Sin embargo, esto no impide que una parte de la prensa internacional sueñe con su renuncia. Es especialmente el caso de numerosos editorialistas de la prensa árabe.

La analista política libanesa Sahar Baasiri expresa en Annahar que Rumsfeld se ha debilitado. Considera que el hecho de que los generales salgan así de su reserva es un fenómeno raro en la historia de los Estados Unidos y por lo tanto tiene su importancia. Es de la opinión que esto constituye la prueba de que el método Rumsfeld ha fracasado y que en su caída podría arrastrar a la administración Bush en pleno, pues sólo su renuncia no permitiría restablecer la situación en Irak.
En Al Quds Al Arabi, el periodista palestino Jawad Albachiti predice que probablemente Rumsfeld pierda su puesto. Citando las declaraciones del secretario de Defensa sobre Irak, considera que sus palabras incoherentes y sus torpes justificaciones demuestran que se encuentra en estado agónico. Sin embargo, modera rápidamente su optimismo: la renuncia de Donald Rumsfeld no impedirá que los partidarios de Israel en el seno de la administración Bush o en el Congreso preparen un ataque contra Irán.

De forma general, todos los que intervienen en el debate reflexionan como si Donald Rumsfeld fuera un ministro como cualquier otro que el presidente puede cambiar en vísperas de elecciones para mejorar su imagen. Esto significa olvidar que desempeña un papel fundamental en el sistema de defensa de los Estados Unidos desde 1975 independientemente de las funciones políticas y empresariales que ha desempeñado. Ahora bien, durante estos últimos 30 años, ningún presidente se ha atrevido a desafiar al complejo militar-industrial sobre el que Rumsfeld ejerce un liderazgo incuestionable, y Bush no se lanzará por este camino únicamente para satisfacer los lloriqueos de algunos viejos uniformados.

Aunque la movilización de los generales retirados tenga más de batalla final honorable que de ofensiva victoriosa, los demócratas estadounidenses y sus aliados europeos se unen para impugnar la política llevada a cabo por la administración Bush con respecto a Irán. Fingen creer que hay militares que se rebelan contra el poder civil y se niegan a obedecerlo. Extrañamente, estos virtuosos demócratas brindan su apoyo a lo que erróneamente interpretan como un motín.
El 26 de abril de 2006, el International Herald Tribune, filial europea del New York Times, publicó dos tribunas en las que reclamaba una solución pacífica a la crisis.
El ex asesor de Seguridad nacional del ex presidente Carter, Zbigniew Brzezinski, estima que los Estados Unidos se aislarían en la arena internacional, provocarían una crisis económica mundial y se empantanarían en el Medio Oriente. El autor teme un acto de hubris imperial que pusiera fin a la preponderancia estadounidense.

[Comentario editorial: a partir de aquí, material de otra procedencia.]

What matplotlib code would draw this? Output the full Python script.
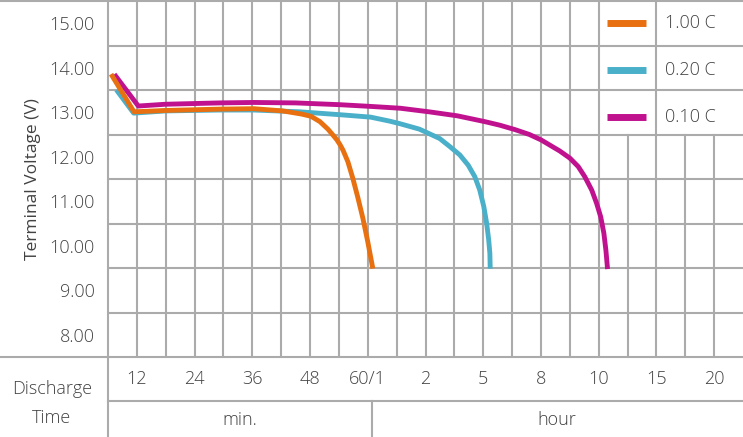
import matplotlib
matplotlib.use("Agg")
import matplotlib.pyplot as plt
from matplotlib.lines import Line2D

plt.rcParams['font.family'] = ['Open Sans', 'DejaVu Sans']
plt.rcParams['font.weight'] = 'light'

# posicoes no eixo x = colunas da grade (0..22)
x_1c = [0.15, 0.90, 2.0, 3.87, 5.05, 6.05, 6.70, 7.03, 7.34, 7.62, 7.79, 7.93, 8.03, 8.14, 8.31, 8.48, 8.65, 8.83, 9.00, 9.16]
v_1c = [13.81, 13.01, 13.04, 13.07, 13.08, 13.03, 12.96, 12.91, 12.79, 12.62, 12.49, 12.38, 12.28, 12.15, 11.89, 11.52, 11.10, 10.62, 10.09, 9.54]

x_02c = [0.34, 0.89, 2.0, 3.87, 5.05, 6.64, 8.13, 9.10, 9.76, 10.13, 10.79, 11.49, 11.84, 12.19, 12.48, 12.71, 12.88, 13.02, 13.12, 13.19, 13.23, 13.24]
v_02c = [13.46, 12.98, 13.03, 13.05, 13.05, 13.01, 12.94, 12.89, 12.80, 12.74, 12.62, 12.41, 12.23, 12.04, 11.81, 11.55, 11.25, 10.88, 10.50, 10.13, 9.83, 9.54]

x_01c = [0.27, 1.05, 2.0, 3.87, 5.05, 6.50, 8.03, 9.13, 10.13, 11.12, 12.10, 13.05, 13.57, 14.10, 14.60, 15.00, 15.65, 16.00, 16.29, 16.52, 16.76, 16.93, 17.07, 17.18, 17.25, 17.30]
v_01c = [13.81, 13.14, 13.18, 13.21, 13.22, 13.21, 13.17, 13.13, 13.09, 13.01, 12.92, 12.79, 12.71, 12.61, 12.50, 12.38, 12.13, 11.97, 11.78, 11.55, 11.25, 10.95, 10.65, 10.28, 9.90, 9.53]

rotulos_tempo = ['12', '24', '36', '48', '60/1', '2', '5', '8', '10', '15', '20']
pos_tempo = [1, 3, 5, 7, 9, 11, 13, 15, 17, 19, 21]
rotulos_tensao = ['8.00', '9.00', '10.00', '11.00', '12.00', '13.00', '14.00', '15.00']
legenda = ['1.00 C', '0.20 C', '0.10 C']

COR_LARANJA = '#E87011'
COR_AZUL = '#4AAFC9'
COR_MAGENTA = '#C0128E'
COR_GRADE = '#ABABAB'
COR_TEXTO = '#424242'

W, H = 743, 437
fig = plt.figure(figsize=(W / 100, H / 100), dpi=100)
ax = fig.add_axes([108 / W, (H - 357) / H, (743 - 108) / W, 356 / H])
ax.set_xlim(0, 22)
ax.set_ylim(7.5, 15.5)
for s in ax.spines.values():
    s.set_visible(False)

# grade (as colunas 18, 20 e 21 param embaixo da legenda)
for i in range(1, 22):
    topo = 12.5 if i in (18, 20, 21) else 15.5
    ax.plot([i, i], [7.5, topo], color=COR_GRADE, lw=1.5, zorder=1)
for j in range(8, 15):
    ax.axhline(j + 0.5, color=COR_GRADE, lw=1.5, zorder=1)

ax.plot(x_02c, v_02c, color=COR_AZUL, lw=3.5, zorder=3, solid_joinstyle='round')
ax.plot(x_01c, v_01c, color=COR_MAGENTA, lw=3.5, zorder=3, solid_joinstyle='round')
ax.plot(x_1c, v_1c, color=COR_LARANJA, lw=3.5, zorder=4, solid_joinstyle='round')

# legenda em forma de tabela
linhas_leg = [15.0, 13.95, 12.9]
cores = [COR_LARANJA, COR_AZUL, COR_MAGENTA]
for yv, c, nome in zip(linhas_leg, cores, legenda):
    ax.plot([17.3, 18.63], [yv, yv], color=c, lw=5, solid_capstyle='butt', zorder=3)
    ax.text(19.3, yv, nome, fontsize=13, color=COR_TEXTO, va='center', ha='left')

ax.set_yticks(range(8, 16))
ax.set_yticklabels(rotulos_tensao)
ax.set_xticks([])
ax.tick_params(axis='y', length=0, pad=9.5, labelsize=13, labelcolor=COR_TEXTO)
ax.set_ylabel('Terminal Voltage (V)', fontsize=12.5, color=COR_TEXTO, labelpad=6)

tr = ax.get_xaxis_transform()
for p, r in zip(pos_tempo, rotulos_tempo):
    ax.text(p, -22 / 356, r, transform=tr, ha='center', va='center',
            fontsize=13, color=COR_TEXTO, clip_on=False)

def px(x, y):
    return x / W, 1 - y / H

def linha(x0, y0, x1, y1):
    (a, b), (c, d) = px(x0, y0), px(x1, y1)
    fig.add_artist(Line2D([a, c], [b, d], color=COR_GRADE, lw=1.5))

linha(0, 1, 743, 1)
linha(0, 357, 743, 357)
linha(108, 401, 743, 401)
linha(108, 0, 108, 437)
linha(372, 401, 372, 437)

fig.text(*px(52, 389), 'Discharge', ha='center', va='center', fontsize=13, color=COR_TEXTO)
fig.text(*px(52, 418), 'Time', ha='center', va='center', fontsize=13, color=COR_TEXTO)
fig.text(*px(240, 420), 'min.', ha='center', va='center', fontsize=13, color=COR_TEXTO)
fig.text(*px(557, 420), 'hour', ha='center', va='center', fontsize=13, color=COR_TEXTO)

fig.savefig('out.png', dpi=100)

Llama por lo tanto a la negociación con Irán y a una actitud tendiente a disminuir las tensiones.
El mismo día, un colectivo de ex ministros de Relaciones Exteriores (Madeleine Albright, Joschka Fischer, Jozias van Aartsen, Bronislaw Geremek, Hubert Védrine y Lydia Polfer), desarrolla un análisis similar. También ellos piden que Estados Unidos renuncie a un ataque a Irán y negocie directamente con Teherán.
Observemos que la elección del International Herald Tribune, diario difundido fundamentalmente en Europa, es una señal de que los demócratas y sus aliados europeos quieren hacerse oír en la población europea, más que tener un peso en el debate estadounidense.

Para concluir, observemos esta forma de las élites europeas de atraer la polémica a su favor al transformar una querella de poder interna en el complejo militar-industrial en un debate sobre la extensión de la guerra a Irán, lo que muestra el rechazo que les inspira el tener que apoyar una agresión contra este país si tuviera lugar. Por el contrario, muestran su incomprensión de los mecanismos de poder en Washington y su falta de interés por las reformas en curso. Entre otras cosas, Rumsfeld ha alterado el equilibrio e impuesto una preponderancia del Departamento de Defensa sobre el Departamento de Estado que podría poner en juego la vocación atlantista de las élites europeas.